WRITTEN TASK => What is the number of lines holding the word "Python"? Give that number alone.

RECORDS FOR THE TASK =>
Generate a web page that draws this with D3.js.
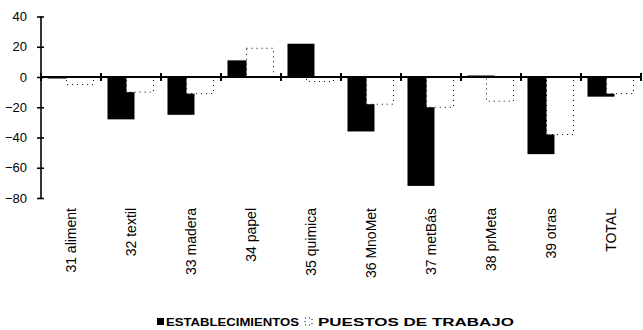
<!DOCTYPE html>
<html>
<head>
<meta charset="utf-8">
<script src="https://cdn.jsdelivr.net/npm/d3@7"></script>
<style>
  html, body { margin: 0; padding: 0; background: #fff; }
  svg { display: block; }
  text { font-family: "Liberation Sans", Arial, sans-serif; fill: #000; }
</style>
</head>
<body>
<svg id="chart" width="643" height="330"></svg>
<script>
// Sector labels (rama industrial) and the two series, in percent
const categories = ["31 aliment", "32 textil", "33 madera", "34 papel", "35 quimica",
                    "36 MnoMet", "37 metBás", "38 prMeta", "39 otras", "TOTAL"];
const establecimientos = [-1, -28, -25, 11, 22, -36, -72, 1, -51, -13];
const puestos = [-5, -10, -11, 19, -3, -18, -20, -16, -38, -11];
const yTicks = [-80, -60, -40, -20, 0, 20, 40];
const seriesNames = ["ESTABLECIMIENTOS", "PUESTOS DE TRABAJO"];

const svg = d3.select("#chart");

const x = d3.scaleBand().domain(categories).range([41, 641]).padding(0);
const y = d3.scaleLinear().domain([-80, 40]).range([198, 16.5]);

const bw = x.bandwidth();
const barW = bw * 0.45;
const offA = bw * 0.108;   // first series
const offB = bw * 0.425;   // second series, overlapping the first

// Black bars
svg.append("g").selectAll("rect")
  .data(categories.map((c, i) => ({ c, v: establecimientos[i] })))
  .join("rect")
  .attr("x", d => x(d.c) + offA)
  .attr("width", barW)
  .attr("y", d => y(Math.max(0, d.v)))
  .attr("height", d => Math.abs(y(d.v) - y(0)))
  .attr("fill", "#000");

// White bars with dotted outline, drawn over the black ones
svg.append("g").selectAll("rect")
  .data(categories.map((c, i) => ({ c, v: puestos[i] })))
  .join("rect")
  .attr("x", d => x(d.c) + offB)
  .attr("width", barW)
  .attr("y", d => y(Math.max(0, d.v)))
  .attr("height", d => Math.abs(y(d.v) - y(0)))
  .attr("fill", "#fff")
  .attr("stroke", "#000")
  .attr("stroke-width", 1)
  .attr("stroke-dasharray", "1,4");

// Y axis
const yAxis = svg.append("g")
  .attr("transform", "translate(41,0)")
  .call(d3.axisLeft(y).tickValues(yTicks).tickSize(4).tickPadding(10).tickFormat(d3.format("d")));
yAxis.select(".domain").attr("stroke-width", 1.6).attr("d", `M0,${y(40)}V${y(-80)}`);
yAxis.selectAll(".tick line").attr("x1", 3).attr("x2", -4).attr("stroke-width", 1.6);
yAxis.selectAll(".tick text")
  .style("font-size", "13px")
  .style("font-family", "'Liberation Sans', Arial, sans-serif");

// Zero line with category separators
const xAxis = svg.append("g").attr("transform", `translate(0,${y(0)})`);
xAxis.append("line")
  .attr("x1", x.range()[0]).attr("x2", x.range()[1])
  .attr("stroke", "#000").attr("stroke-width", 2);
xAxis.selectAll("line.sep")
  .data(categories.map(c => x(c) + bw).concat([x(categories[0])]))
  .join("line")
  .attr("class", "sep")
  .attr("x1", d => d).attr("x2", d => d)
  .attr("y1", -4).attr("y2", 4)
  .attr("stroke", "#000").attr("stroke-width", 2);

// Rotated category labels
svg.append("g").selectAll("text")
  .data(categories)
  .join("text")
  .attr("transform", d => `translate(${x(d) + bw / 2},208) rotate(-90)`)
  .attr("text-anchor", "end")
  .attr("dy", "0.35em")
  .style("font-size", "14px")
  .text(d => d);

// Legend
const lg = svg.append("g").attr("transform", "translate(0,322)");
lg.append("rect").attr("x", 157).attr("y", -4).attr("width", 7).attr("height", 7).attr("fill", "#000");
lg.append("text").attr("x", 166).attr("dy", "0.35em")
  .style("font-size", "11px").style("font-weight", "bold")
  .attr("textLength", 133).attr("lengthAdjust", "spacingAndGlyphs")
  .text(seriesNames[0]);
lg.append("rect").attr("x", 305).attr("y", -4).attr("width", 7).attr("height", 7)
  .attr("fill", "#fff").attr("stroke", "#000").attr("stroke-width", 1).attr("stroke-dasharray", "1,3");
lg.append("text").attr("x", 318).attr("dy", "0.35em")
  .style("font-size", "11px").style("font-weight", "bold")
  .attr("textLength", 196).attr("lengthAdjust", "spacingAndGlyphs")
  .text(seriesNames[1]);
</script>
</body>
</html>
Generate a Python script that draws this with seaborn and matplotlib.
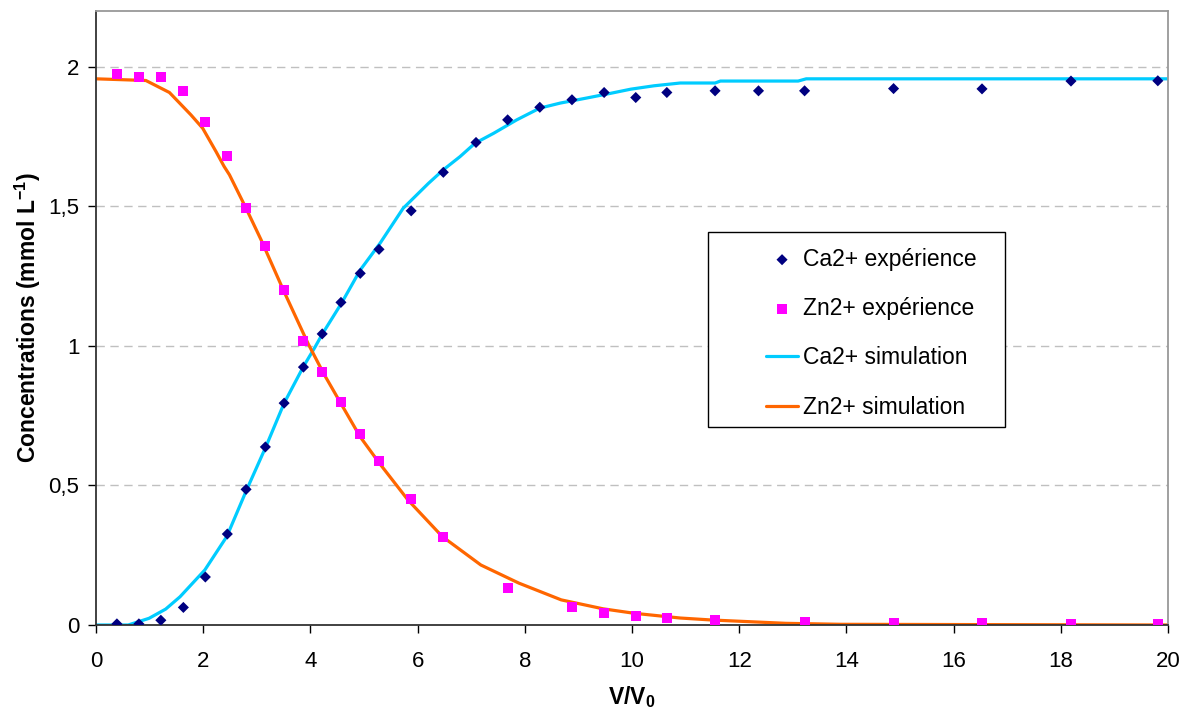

==

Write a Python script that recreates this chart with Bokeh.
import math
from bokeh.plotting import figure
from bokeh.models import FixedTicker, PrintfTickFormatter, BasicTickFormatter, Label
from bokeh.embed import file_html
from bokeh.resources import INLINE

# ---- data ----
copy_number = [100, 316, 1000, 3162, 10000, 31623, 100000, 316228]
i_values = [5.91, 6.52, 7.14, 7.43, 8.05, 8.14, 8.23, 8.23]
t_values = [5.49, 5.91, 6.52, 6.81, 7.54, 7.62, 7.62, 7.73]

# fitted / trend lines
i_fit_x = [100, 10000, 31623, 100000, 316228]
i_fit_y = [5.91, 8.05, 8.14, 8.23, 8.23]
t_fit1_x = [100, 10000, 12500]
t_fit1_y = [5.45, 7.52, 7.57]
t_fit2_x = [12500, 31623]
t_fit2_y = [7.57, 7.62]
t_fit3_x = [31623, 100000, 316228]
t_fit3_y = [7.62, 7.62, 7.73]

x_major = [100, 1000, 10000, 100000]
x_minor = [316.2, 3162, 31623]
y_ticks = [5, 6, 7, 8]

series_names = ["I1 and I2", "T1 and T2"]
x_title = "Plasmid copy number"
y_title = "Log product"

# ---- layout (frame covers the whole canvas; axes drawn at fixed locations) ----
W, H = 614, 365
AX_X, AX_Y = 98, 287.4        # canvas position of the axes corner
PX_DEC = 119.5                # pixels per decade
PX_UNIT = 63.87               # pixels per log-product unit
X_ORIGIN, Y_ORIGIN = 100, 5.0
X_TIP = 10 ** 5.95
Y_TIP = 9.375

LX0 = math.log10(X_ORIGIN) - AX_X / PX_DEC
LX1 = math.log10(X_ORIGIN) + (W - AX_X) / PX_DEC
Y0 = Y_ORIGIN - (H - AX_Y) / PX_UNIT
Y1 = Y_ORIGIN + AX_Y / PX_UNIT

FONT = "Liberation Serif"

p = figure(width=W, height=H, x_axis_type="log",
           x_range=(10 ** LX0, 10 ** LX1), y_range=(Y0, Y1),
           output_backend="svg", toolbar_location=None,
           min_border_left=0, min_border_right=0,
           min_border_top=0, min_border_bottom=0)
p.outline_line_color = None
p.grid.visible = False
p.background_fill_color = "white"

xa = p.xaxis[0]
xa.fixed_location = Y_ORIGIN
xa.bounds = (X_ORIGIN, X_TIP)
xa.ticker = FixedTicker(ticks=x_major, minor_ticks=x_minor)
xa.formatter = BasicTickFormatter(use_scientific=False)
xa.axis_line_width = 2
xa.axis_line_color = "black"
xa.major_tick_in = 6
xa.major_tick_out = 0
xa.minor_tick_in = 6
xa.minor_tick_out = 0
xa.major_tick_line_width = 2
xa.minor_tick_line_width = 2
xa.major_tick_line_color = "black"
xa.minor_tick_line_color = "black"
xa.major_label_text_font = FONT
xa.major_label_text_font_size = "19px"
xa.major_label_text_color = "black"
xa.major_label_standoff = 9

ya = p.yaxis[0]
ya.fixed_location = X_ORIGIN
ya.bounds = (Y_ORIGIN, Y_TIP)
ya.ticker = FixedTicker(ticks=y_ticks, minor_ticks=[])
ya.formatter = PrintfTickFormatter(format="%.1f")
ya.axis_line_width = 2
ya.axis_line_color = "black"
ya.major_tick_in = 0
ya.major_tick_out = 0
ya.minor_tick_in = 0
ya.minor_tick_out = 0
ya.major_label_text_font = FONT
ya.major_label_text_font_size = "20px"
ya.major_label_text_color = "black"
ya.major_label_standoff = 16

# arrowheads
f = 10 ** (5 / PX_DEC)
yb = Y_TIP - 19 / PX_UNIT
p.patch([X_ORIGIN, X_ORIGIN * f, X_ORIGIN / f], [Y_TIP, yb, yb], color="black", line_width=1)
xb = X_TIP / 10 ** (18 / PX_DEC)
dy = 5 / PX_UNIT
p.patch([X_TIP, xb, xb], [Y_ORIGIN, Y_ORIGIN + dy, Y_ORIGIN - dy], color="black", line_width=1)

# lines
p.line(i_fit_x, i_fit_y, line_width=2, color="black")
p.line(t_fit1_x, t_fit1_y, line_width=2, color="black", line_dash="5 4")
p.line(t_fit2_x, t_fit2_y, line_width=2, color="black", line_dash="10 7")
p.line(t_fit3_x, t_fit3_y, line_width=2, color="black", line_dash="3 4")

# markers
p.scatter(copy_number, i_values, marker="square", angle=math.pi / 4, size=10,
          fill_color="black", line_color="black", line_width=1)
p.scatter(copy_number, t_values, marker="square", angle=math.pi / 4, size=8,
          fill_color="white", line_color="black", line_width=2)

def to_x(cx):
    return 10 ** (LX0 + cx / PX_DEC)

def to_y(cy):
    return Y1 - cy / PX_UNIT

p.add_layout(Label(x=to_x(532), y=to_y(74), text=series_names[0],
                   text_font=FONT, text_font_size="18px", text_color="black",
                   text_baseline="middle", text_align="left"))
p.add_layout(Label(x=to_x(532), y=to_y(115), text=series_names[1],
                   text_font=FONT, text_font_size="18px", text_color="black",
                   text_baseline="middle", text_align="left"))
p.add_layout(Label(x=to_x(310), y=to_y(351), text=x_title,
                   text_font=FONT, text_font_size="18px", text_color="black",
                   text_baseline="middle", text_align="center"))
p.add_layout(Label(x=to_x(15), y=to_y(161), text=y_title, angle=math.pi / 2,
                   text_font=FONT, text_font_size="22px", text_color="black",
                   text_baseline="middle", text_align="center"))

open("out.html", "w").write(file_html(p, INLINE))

* * *

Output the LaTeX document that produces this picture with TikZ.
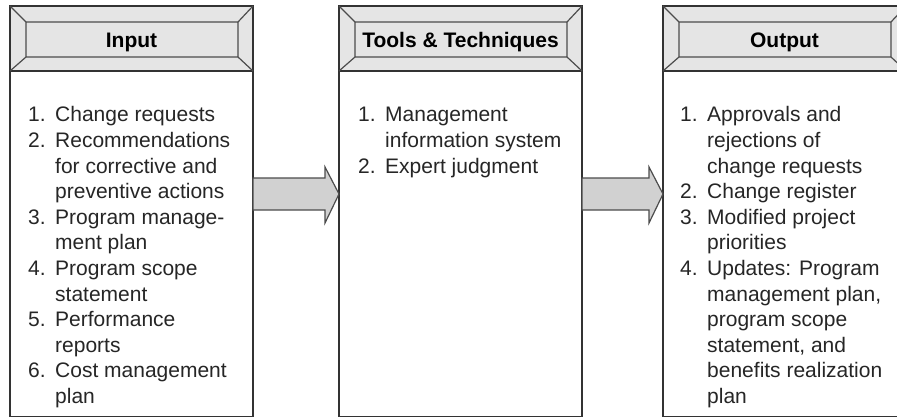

ANSWER TO THE TASK => 2